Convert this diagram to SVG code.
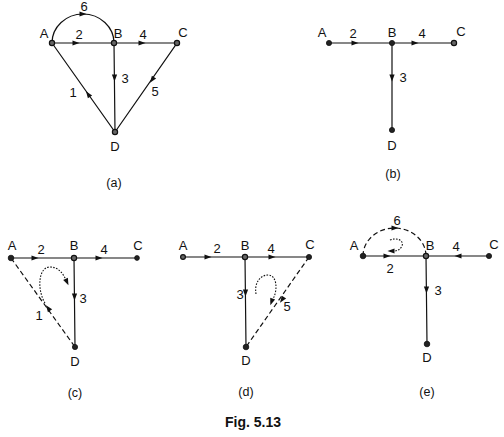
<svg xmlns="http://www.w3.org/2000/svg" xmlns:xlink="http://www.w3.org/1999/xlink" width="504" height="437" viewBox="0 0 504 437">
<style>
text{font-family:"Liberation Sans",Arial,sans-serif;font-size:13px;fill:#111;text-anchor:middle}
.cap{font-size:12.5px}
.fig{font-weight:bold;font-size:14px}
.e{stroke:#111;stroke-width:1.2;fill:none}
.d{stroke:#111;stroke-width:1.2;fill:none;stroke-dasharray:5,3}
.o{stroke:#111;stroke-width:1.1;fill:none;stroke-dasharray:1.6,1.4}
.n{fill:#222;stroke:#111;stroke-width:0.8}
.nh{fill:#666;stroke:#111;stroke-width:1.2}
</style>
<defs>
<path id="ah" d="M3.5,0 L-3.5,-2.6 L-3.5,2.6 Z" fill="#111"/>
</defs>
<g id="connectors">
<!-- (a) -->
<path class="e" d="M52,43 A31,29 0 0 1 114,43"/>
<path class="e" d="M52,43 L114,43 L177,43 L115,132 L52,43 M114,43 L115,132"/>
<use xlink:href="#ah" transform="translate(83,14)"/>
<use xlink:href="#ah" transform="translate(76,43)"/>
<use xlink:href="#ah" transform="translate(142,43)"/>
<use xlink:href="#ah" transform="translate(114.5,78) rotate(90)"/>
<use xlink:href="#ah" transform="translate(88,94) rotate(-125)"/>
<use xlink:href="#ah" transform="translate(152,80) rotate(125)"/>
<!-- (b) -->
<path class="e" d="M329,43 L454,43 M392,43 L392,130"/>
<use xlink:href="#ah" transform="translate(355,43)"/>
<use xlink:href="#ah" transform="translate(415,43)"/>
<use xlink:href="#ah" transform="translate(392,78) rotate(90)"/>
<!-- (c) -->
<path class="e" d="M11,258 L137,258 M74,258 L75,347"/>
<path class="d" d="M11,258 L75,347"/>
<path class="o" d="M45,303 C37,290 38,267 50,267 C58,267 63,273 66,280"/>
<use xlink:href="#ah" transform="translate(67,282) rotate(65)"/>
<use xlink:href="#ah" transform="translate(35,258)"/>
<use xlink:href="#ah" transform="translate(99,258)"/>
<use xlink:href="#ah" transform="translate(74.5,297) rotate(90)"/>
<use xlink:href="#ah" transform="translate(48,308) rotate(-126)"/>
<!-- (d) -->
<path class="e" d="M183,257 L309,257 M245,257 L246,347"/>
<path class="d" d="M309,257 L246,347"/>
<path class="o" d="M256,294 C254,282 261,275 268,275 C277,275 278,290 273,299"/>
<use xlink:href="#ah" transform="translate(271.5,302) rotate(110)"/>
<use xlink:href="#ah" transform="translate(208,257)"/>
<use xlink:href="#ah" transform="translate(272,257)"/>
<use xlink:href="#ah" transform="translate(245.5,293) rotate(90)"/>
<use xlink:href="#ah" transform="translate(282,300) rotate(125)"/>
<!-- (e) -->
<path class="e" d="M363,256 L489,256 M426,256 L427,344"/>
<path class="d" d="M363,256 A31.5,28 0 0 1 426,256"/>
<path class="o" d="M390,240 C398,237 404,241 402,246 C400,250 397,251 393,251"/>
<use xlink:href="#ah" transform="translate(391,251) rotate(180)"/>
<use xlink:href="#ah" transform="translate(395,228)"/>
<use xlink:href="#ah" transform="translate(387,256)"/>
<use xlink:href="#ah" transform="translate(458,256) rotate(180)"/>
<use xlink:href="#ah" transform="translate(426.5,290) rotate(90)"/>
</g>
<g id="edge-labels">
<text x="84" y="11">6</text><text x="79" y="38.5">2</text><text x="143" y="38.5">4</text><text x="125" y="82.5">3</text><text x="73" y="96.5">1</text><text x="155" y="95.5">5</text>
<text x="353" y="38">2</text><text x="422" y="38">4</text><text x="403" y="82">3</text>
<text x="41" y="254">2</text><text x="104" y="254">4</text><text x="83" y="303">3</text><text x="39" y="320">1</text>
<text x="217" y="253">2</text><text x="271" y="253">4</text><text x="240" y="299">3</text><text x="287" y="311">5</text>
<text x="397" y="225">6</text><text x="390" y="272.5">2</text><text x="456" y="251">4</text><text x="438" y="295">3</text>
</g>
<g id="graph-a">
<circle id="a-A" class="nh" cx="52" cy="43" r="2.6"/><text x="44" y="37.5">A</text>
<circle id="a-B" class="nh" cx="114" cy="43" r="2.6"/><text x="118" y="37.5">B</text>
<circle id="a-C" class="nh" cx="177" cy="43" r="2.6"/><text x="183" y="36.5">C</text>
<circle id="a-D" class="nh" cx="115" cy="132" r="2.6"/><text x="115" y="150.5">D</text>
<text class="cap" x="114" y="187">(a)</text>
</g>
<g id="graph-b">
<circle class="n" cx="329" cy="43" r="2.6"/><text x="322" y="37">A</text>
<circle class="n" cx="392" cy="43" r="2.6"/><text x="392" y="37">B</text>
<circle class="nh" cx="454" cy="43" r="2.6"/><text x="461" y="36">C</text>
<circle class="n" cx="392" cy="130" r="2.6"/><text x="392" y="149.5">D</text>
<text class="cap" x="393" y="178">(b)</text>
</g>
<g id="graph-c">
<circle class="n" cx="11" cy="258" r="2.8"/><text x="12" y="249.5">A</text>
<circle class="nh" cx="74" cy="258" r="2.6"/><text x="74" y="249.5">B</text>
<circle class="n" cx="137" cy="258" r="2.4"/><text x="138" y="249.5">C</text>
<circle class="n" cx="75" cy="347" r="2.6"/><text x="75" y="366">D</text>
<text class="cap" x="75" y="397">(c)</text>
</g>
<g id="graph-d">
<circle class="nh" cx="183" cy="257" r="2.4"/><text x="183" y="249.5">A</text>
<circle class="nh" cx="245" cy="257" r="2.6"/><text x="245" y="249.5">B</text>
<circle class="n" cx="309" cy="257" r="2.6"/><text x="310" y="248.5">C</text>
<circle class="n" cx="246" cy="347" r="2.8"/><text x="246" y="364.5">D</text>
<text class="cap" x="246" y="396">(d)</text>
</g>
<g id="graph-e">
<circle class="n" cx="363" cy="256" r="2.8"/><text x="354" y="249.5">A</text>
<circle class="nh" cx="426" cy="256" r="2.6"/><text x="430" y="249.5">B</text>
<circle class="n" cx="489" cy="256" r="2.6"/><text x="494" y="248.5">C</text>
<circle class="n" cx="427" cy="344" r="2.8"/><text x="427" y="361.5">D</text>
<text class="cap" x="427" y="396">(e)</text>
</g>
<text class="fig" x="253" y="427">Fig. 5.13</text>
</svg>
========================
Copy all the lines of data exactly as they appear, dropping any images.

» **THE ANSWER**
Convert this diagram to SVG code.
<svg xmlns="http://www.w3.org/2000/svg" xmlns:xlink="http://www.w3.org/1999/xlink" width="504" height="437" viewBox="0 0 504 437">
<style>
text{font-family:"Liberation Sans",Arial,sans-serif;font-size:13px;fill:#111;text-anchor:middle}
.cap{font-size:12.5px}
.fig{font-weight:bold;font-size:14px}
.e{stroke:#111;stroke-width:1.2;fill:none}
.d{stroke:#111;stroke-width:1.2;fill:none;stroke-dasharray:5,3}
.o{stroke:#111;stroke-width:1.1;fill:none;stroke-dasharray:1.6,1.4}
.n{fill:#222;stroke:#111;stroke-width:0.8}
.nh{fill:#666;stroke:#111;stroke-width:1.2}
</style>
<defs>
<path id="ah" d="M3.5,0 L-3.5,-2.6 L-3.5,2.6 Z" fill="#111"/>
</defs>
<g id="connectors">
<!-- (a) -->
<path class="e" d="M52,43 A31,29 0 0 1 114,43"/>
<path class="e" d="M52,43 L114,43 L177,43 L115,132 L52,43 M114,43 L115,132"/>
<use xlink:href="#ah" transform="translate(83,14)"/>
<use xlink:href="#ah" transform="translate(76,43)"/>
<use xlink:href="#ah" transform="translate(142,43)"/>
<use xlink:href="#ah" transform="translate(114.5,78) rotate(90)"/>
<use xlink:href="#ah" transform="translate(88,94) rotate(-125)"/>
<use xlink:href="#ah" transform="translate(152,80) rotate(125)"/>
<!-- (b) -->
<path class="e" d="M329,43 L454,43 M392,43 L392,130"/>
<use xlink:href="#ah" transform="translate(355,43)"/>
<use xlink:href="#ah" transform="translate(415,43)"/>
<use xlink:href="#ah" transform="translate(392,78) rotate(90)"/>
<!-- (c) -->
<path class="e" d="M11,258 L137,258 M74,258 L75,347"/>
<path class="d" d="M11,258 L75,347"/>
<path class="o" d="M45,303 C37,290 38,267 50,267 C58,267 63,273 66,280"/>
<use xlink:href="#ah" transform="translate(67,282) rotate(65)"/>
<use xlink:href="#ah" transform="translate(35,258)"/>
<use xlink:href="#ah" transform="translate(99,258)"/>
<use xlink:href="#ah" transform="translate(74.5,297) rotate(90)"/>
<use xlink:href="#ah" transform="translate(48,308) rotate(-126)"/>
<!-- (d) -->
<path class="e" d="M183,257 L309,257 M245,257 L246,347"/>
<path class="d" d="M309,257 L246,347"/>
<path class="o" d="M256,294 C254,282 261,275 268,275 C277,275 278,290 273,299"/>
<use xlink:href="#ah" transform="translate(271.5,302) rotate(110)"/>
<use xlink:href="#ah" transform="translate(208,257)"/>
<use xlink:href="#ah" transform="translate(272,257)"/>
<use xlink:href="#ah" transform="translate(245.5,293) rotate(90)"/>
<use xlink:href="#ah" transform="translate(282,300) rotate(125)"/>
<!-- (e) -->
<path class="e" d="M363,256 L489,256 M426,256 L427,344"/>
<path class="d" d="M363,256 A31.5,28 0 0 1 426,256"/>
<path class="o" d="M390,240 C398,237 404,241 402,246 C400,250 397,251 393,251"/>
<use xlink:href="#ah" transform="translate(391,251) rotate(180)"/>
<use xlink:href="#ah" transform="translate(395,228)"/>
<use xlink:href="#ah" transform="translate(387,256)"/>
<use xlink:href="#ah" transform="translate(458,256) rotate(180)"/>
<use xlink:href="#ah" transform="translate(426.5,290) rotate(90)"/>
</g>
<g id="edge-labels">
<text x="84" y="11">6</text><text x="79" y="38.5">2</text><text x="143" y="38.5">4</text><text x="125" y="82.5">3</text><text x="73" y="96.5">1</text><text x="155" y="95.5">5</text>
<text x="353" y="38">2</text><text x="422" y="38">4</text><text x="403" y="82">3</text>
<text x="41" y="254">2</text><text x="104" y="254">4</text><text x="83" y="303">3</text><text x="39" y="320">1</text>
<text x="217" y="253">2</text><text x="271" y="253">4</text><text x="240" y="299">3</text><text x="287" y="311">5</text>
<text x="397" y="225">6</text><text x="390" y="272.5">2</text><text x="456" y="251">4</text><text x="438" y="295">3</text>
</g>
<g id="graph-a">
<circle id="a-A" class="nh" cx="52" cy="43" r="2.6"/><text x="44" y="37.5">A</text>
<circle id="a-B" class="nh" cx="114" cy="43" r="2.6"/><text x="118" y="37.5">B</text>
<circle id="a-C" class="nh" cx="177" cy="43" r="2.6"/><text x="183" y="36.5">C</text>
<circle id="a-D" class="nh" cx="115" cy="132" r="2.6"/><text x="115" y="150.5">D</text>
<text class="cap" x="114" y="187">(a)</text>
</g>
<g id="graph-b">
<circle class="n" cx="329" cy="43" r="2.6"/><text x="322" y="37">A</text>
<circle class="n" cx="392" cy="43" r="2.6"/><text x="392" y="37">B</text>
<circle class="nh" cx="454" cy="43" r="2.6"/><text x="461" y="36">C</text>
<circle class="n" cx="392" cy="130" r="2.6"/><text x="392" y="149.5">D</text>
<text class="cap" x="393" y="178">(b)</text>
</g>
<g id="graph-c">
<circle class="n" cx="11" cy="258" r="2.8"/><text x="12" y="249.5">A</text>
<circle class="nh" cx="74" cy="258" r="2.6"/><text x="74" y="249.5">B</text>
<circle class="n" cx="137" cy="258" r="2.4"/><text x="138" y="249.5">C</text>
<circle class="n" cx="75" cy="347" r="2.6"/><text x="75" y="366">D</text>
<text class="cap" x="75" y="397">(c)</text>
</g>
<g id="graph-d">
<circle class="nh" cx="183" cy="257" r="2.4"/><text x="183" y="249.5">A</text>
<circle class="nh" cx="245" cy="257" r="2.6"/><text x="245" y="249.5">B</text>
<circle class="n" cx="309" cy="257" r="2.6"/><text x="310" y="248.5">C</text>
<circle class="n" cx="246" cy="347" r="2.8"/><text x="246" y="364.5">D</text>
<text class="cap" x="246" y="396">(d)</text>
</g>
<g id="graph-e">
<circle class="n" cx="363" cy="256" r="2.8"/><text x="354" y="249.5">A</text>
<circle class="nh" cx="426" cy="256" r="2.6"/><text x="430" y="249.5">B</text>
<circle class="n" cx="489" cy="256" r="2.6"/><text x="494" y="248.5">C</text>
<circle class="n" cx="427" cy="344" r="2.8"/><text x="427" y="361.5">D</text>
<text class="cap" x="427" y="396">(e)</text>
</g>
<text class="fig" x="253" y="427">Fig. 5.13</text>
</svg>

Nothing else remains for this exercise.